Quando descobriu que eu fumava, ofereceu-me um charuto e disse –“Vai fumar de verdade”. Quase morri, fiquei enjoada por uns três dias. Mas não desisti do vício, como era seu intento. Desistiu ele de me consertar. Fumamos muitos cigarros juntos, para espanto de uma sociedade que, à época, considerava o fato uma coisa desrespeitosa. Gostava de uma cervejinha e das minhas melhores lembranças constam as reuniões nas mesinhas dos bares, com os muitos amigos, petiscos de ovos coloridos e tremoços, o homem bonito encantando a todos com seu charme e sua prosa rica e fácil.

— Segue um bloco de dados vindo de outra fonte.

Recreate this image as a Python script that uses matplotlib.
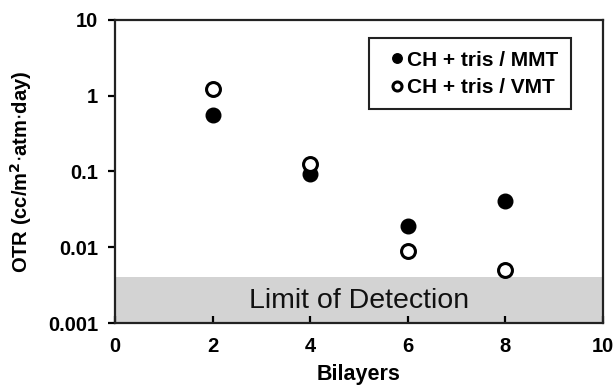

Advogado emérito prestava serviços profissionais em várias localidades. Viajava de taxi ou de jardineira, balançando o esqueleto por estradas poeirentas, terno elegante protegido por um guarda pó, jaleco que se usava para resguardar a vestimenta. Voltava sempre com alguma história para contar, de como enfrentou os inimigos com sua argúcia e sua oratória, de como sobreviveu a desastres iminentes ou de como se lavou nas águas do rio depois de ser alvo de um jorro de vômito, expelido pelo nenê ao lado, que se fartara de leite no peito da mãe, ao balanço incômodo da jardineira. Tinha medo dele, às vezes. Meu coração quase saiu pela boca quando fui flagrada com o primeiro namoradinho, mãos dadas e ar apaixonado. O semblante reprovador e a descompostura após, ainda hoje arrepiam. Mas quando no meio da noite sentia suas mãos ajeitando o meu cobertor que teimava em escorrer e o beijo dado na fronte com um carinho sem fim, fingia que estava dormindo e ficava estática, como se quisesse que o tempo parasse naquele instante e que o gesto meigo não se perdesse jamais.
Passados muitos anos a sua ausência ainda incomoda, fragiliza. Com a compreensão maior que se adquire com o correr dos anos, aumentam o orgulho e a admiração pela pessoa marcante e admirável que foi meu pai. E a saudade dele, Ranulpho Cunha, sempre dói em mim… Sempre.